On Thu, Sep 28, 2017 at 11:55 AM, Simon Slavin <slav...@bigfraud.org> wrote:

>
>
> On 28 Sep 2017, at 3:31pm, pisymbol . <pisym...@gmail.com> wrote:
>
> > Specificially, if thread 1 and 2 both have a handle to sqlite3 with full
> > mutex, then both could start a transaction simultaneously, one will win
> the
> > other will wait, [snip]
>
> By "serialised" the documentation means that no two SQL commands will be
> allowed to take place at the same time.  But SQL can’t separate your two
> different threads into two different sources of commands.  As far as its
> concerned, anything which uses your single connection is part fo the same
> command-stream.  So if one part of your program executes BEGIN then
> everything from any source from then onwards is part of the same
> transaction until some part of your program executes "COMMIT".
>
> If you want your program to execute two different transactions at the same
> time (and handle the bookkeeping necessary to make one wait for the other
> to complete) you must use two different connections.  And if you have three
> independent parts of your program which may all depend on transaction
> isolation, you need three connections
>

So even with full mutex, if I have thread 1 issue a "BEGIN" and it starts
processing, and another thread 2 issues a "BEGIN" somewhere in between
that, the other thread will just flat out fail because a transaction has
already started for thread 1. Is that correct?
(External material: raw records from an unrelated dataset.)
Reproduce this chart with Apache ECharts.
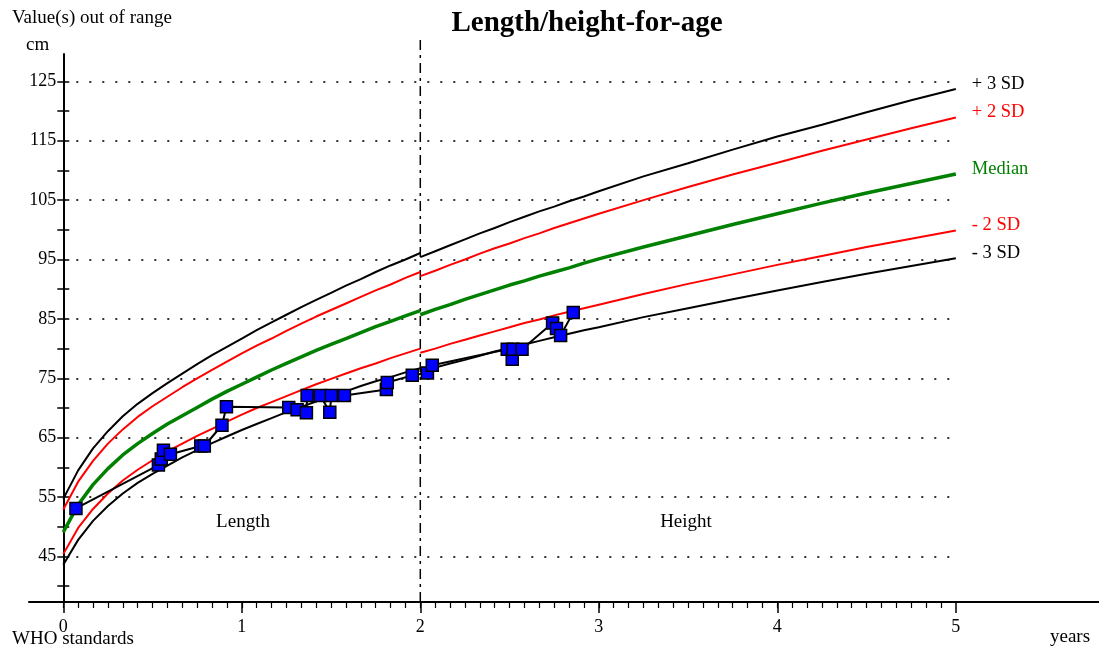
<!DOCTYPE html>
<html><head><meta charset="utf-8">
<script src="https://cdn.jsdelivr.net/npm/echarts@6/dist/echarts.min.js"></script>
<style>html,body{margin:0;padding:0;background:#fff}#c{width:1099px;height:650px}</style>
</head><body><div id="c"></div>
<script>
// WHO length-for-age (girls), 0-24 months
const lengthAgeMonths = [0,1,2,3,4,5,6,7,8,9,10,11,12,13,14,15,16,17,18,19,20,21,22,23,24];
const lenSDm3 = [43.6,47.8,51.0,53.5,55.6,57.4,58.9,60.3,61.7,62.9,64.1,65.2,66.3,67.3,68.3,69.3,70.2,71.1,72.0,72.8,73.7,74.5,75.2,76.0,76.7];
const lenSDm2 = [45.4,49.8,53.0,55.6,57.8,59.6,61.2,62.7,64.0,65.3,66.5,67.7,68.9,70.0,71.0,72.0,73.0,74.0,74.9,75.8,76.7,77.5,78.4,79.2,80.0];
const lenMed  = [49.1,53.7,57.1,59.8,62.1,64.0,65.7,67.3,68.7,70.1,71.5,72.8,74.0,75.2,76.4,77.5,78.6,79.7,80.7,81.7,82.7,83.7,84.6,85.5,86.4];
const lenSDp2 = [52.9,57.6,61.1,64.0,66.4,68.5,70.3,71.9,73.5,75.0,76.4,77.8,79.2,80.5,81.7,83.0,84.2,85.4,86.5,87.6,88.7,89.8,90.8,91.9,92.9];
const lenSDp3 = [54.7,59.5,63.2,66.1,68.6,70.7,72.5,74.2,75.8,77.4,78.9,80.3,81.7,83.1,84.4,85.7,87.0,88.2,89.4,90.6,91.7,92.9,94.0,95.0,96.1];
// WHO height-for-age (girls), 24-60 months
const heightAgeMonths = [24,25,26,27,28,29,30,31,32,33,34,35,36,39,42,45,48,51,54,57,60];
const htSDm3 = [76.0,76.8,77.5,78.1,78.8,79.5,80.1,80.7,81.3,81.9,82.5,83.1,83.6,85.3,86.8,88.3,89.8,91.2,92.6,93.9,95.2];
const htSDm2 = [79.3,80.0,80.8,81.5,82.2,82.9,83.6,84.3,84.9,85.6,86.2,86.8,87.4,89.2,90.9,92.5,94.1,95.6,97.1,98.5,99.9];
const htMed  = [85.7,86.6,87.4,88.3,89.1,89.9,90.7,91.4,92.2,92.9,93.6,94.4,95.1,97.1,99.0,100.9,102.7,104.5,106.2,107.8,109.4];
const htSDp2 = [92.2,93.1,94.1,95.0,96.0,96.9,97.7,98.6,99.4,100.3,101.1,101.9,102.7,105.0,107.2,109.3,111.3,113.3,115.2,117.1,118.9];
const htSDp3 = [95.4,96.4,97.4,98.4,99.4,100.3,101.3,102.2,103.1,103.9,104.8,105.6,106.5,109.0,111.2,113.5,115.7,117.7,119.8,121.8,123.7];
// child's measurements
const patientAgeYears = [0.071,0.533,0.549,0.561,0.600,0.770,0.790,0.889,0.914,1.263,1.310,1.362,1.366,1.440,1.493,1.502,1.575,1.810,1.815,1.955,2.040,2.067,2.487,2.515,2.520,2.570,2.741,2.763,2.786,2.857];
const patientCm       = [53.1,60.4,61.4,62.9,62.2,63.6,63.6,67.1,70.2,70.1,69.7,69.2,72.1,72.1,69.3,72.1,72.1,73.1,74.3,75.5,75.9,77.2,79.9,78.2,79.9,79.9,84.3,83.4,82.2,86.1];
// boundary between length and height
const boundaryAge = [2, 2];
const boundarySpan = [0, 1];
// axes
const xMajorTicks = [0,1,2,3,4,5];
const xMinorTicks = Array.from({length:60},(_,i)=>i/12);
const yTicks = [40,45,50,55,60,65,70,75,80,85,90,95,100,105,110,115,120,125];
const yLabels = [45,55,65,75,85,95,105,115,125];
const curveNames = ['+ 3 SD','+ 2 SD','Median','- 2 SD','- 3 SD'];
const curveColors = ['#000000','#ff0000','#008000','#ff0000','#000000'];
const curveWidths = [2,2,3.5,2,2];
const lenCurves = [lenSDp3,lenSDp2,lenMed,lenSDm2,lenSDm3];
const htCurves = [htSDp3,htSDp2,htMed,htSDm2,htSDm3];

const FONT = '"Liberation Serif","Times New Roman",serif';
const Y_MIN = 37.34, Y_MAX = 129.6;
const X_MIN = -0.192, X_MAX = 5.802;
const Y_AXIS_SHIFT = -34.3; // y axis sits at age 0

const series = [];
lenCurves.forEach((arr,i)=>{
  series.push({
    type:'line', xAxisIndex:0, yAxisIndex:0, showSymbol:false, smooth:false,
    data: lengthAgeMonths.map((m,j)=>[m/12, arr[j]]),
    lineStyle:{color:curveColors[i], width:curveWidths[i]}, z:2, silent:true
  });
});
htCurves.forEach((arr,i)=>{
  series.push({
    type:'line', xAxisIndex:0, yAxisIndex:0, showSymbol:false, smooth:false,
    data: heightAgeMonths.map((m,j)=>[m/12, arr[j]]),
    lineStyle:{color:curveColors[i], width:curveWidths[i]}, z:2, silent:true,
    endLabel:{show:true, formatter:curveNames[i], color:curveColors[i], fontFamily:FONT, fontSize:18.5, distance:16, offset:[0,-5]}
  });
});
series.push({
  type:'line', xAxisIndex:0, yAxisIndex:0, clip:false,
  data: patientAgeYears.map((a,j)=>[a, patientCm[j]]),
  symbol:'rect', symbolSize:12, showSymbol:true,
  itemStyle:{color:'#0000ff', borderColor:'#000', borderWidth:1.5},
  lineStyle:{color:'#000', width:2}, z:5, silent:true
});
series.push({
  type:'line', xAxisIndex:3, yAxisIndex:3, showSymbol:false, silent:true,
  data: boundaryAge.map((a,j)=>[a, boundarySpan[j]]),
  lineStyle:{color:'#000', width:1.5, type:[10,5,3,5]}, z:1
});

const chart = echarts.init(document.getElementById('c'), null, {renderer:'canvas'});
chart.setOption({
  animation:false,
  backgroundColor:'#fff',
  grid:[
    {left:29, right:0, top:54, bottom:48, outerBoundsMode:'none', containLabel:false},
    {left:63.3, right:143.2, top:54, bottom:48, outerBoundsMode:'none', containLabel:false},
    {left:29, right:0, top:35, bottom:48, outerBoundsMode:'none', containLabel:false}
  ],
  xAxis:[
    {type:'value', gridIndex:0, min:X_MIN, max:X_MAX, position:'bottom',
     axisLine:{show:true, onZero:false, lineStyle:{color:'#000', width:2}},
     axisTick:{show:true, customValues:xMajorTicks, length:11, lineStyle:{color:'#000', width:1.5}},
     axisLabel:{show:true, customValues:xMajorTicks, margin:16, color:'#000', fontFamily:FONT, fontSize:18},
     splitLine:{show:false}},
    {type:'value', gridIndex:0, min:X_MIN, max:X_MAX, position:'bottom',
     axisLine:{show:false, onZero:false},
     axisTick:{show:true, customValues:xMinorTicks, length:6, lineStyle:{color:'#000', width:1.2}},
     axisLabel:{show:false}, splitLine:{show:false}},
    {type:'value', gridIndex:1, min:0, max:5, show:false},
    {type:'value', gridIndex:2, min:X_MIN, max:X_MAX, show:false}
  ],
  yAxis:[
    {type:'value', gridIndex:0, min:Y_MIN, max:Y_MAX, position:'left', offset:Y_AXIS_SHIFT,
     axisLine:{show:true, onZero:false, lineStyle:{color:'#000', width:2}},
     axisTick:{show:true, customValues:yTicks, length:6, lineStyle:{color:'#000', width:1.5}},
     axisLabel:{show:true, customValues:yLabels, margin:7, color:'#000', fontFamily:FONT, fontSize:18},
     splitLine:{show:false}},
    {type:'value', gridIndex:0, min:Y_MIN, max:Y_MAX, position:'left', offset:Y_AXIS_SHIFT,
     axisLine:{show:false, onZero:false},
     axisTick:{show:true, inside:true, customValues:yTicks, length:6, lineStyle:{color:'#000', width:1.5}},
     axisLabel:{show:false}, splitLine:{show:false}},
    {type:'value', gridIndex:1, min:Y_MIN, max:Y_MAX, position:'left',
     axisLine:{show:false, onZero:false}, axisLabel:{show:false},
     axisTick:{show:false, customValues:yLabels},
     splitLine:{show:true, lineStyle:{color:'#333', width:2, type:[2,11]}}},
    {type:'value', gridIndex:2, min:0, max:1, show:false}
  ],
  graphic:[
    {type:'text', x:12, y:18, style:{text:'Value(s) out of range', font:'19px '+FONT, fill:'#000', verticalAlign:'middle'}},
    {type:'text', x:26, y:45, style:{text:'cm', font:'19px '+FONT, fill:'#000', verticalAlign:'middle'}},
    {type:'text', x:587, y:24, style:{text:'Length/height-for-age', font:'bold 29px '+FONT, fill:'#000', align:'center', verticalAlign:'middle'}},
    {type:'text', x:12, y:639, style:{text:'WHO standards', font:'19px '+FONT, fill:'#000', verticalAlign:'middle'}},
    {type:'text', x:1050, y:637, style:{text:'years', font:'19px '+FONT, fill:'#000', verticalAlign:'middle'}},
    {type:'text', x:243, y:522, style:{text:'Length', font:'19px '+FONT, fill:'#000', align:'center', verticalAlign:'middle'}},
    {type:'text', x:686, y:522, style:{text:'Height', font:'19px '+FONT, fill:'#000', align:'center', verticalAlign:'middle'}}
  ],
  series: series
});
</script></body></html>
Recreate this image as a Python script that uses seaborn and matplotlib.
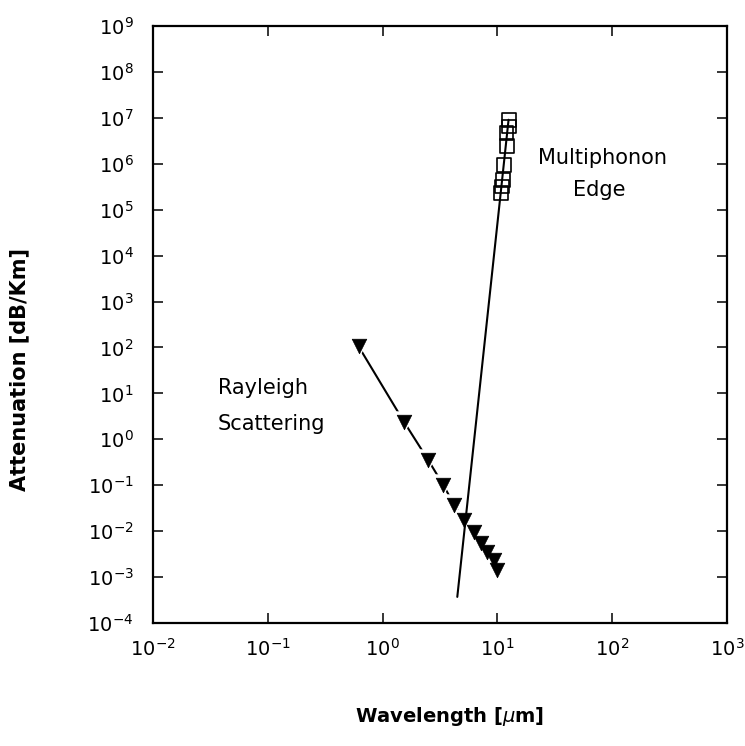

MAN, the doc is very unclear about this.


> > I can't find where a single thread
> > of execution could issue "BEGIN" twice in my code though I did find that
> I
> > was calling sqlite3_lastrow_insert() twice in a row by accident but I
> don't
> > know how that could cause the above.)
>
> Do you use _prepare(), _step(), _finalize() for a multi-row SELECT
> anywhere ?  What probably happened is that one thread executed _step() for
> a multi-row SELECT.  That means it is in the middle of a SELECT command, so
> it wouldn’t have released its lock on the database.    Only when a _step()
> command has reached the end of the rows and returned SQLITE_DONE (or an
> error) is the SQL command over, at which point SQLite can end the
> transaction.
>

Before I answer that, can you please confirm the above?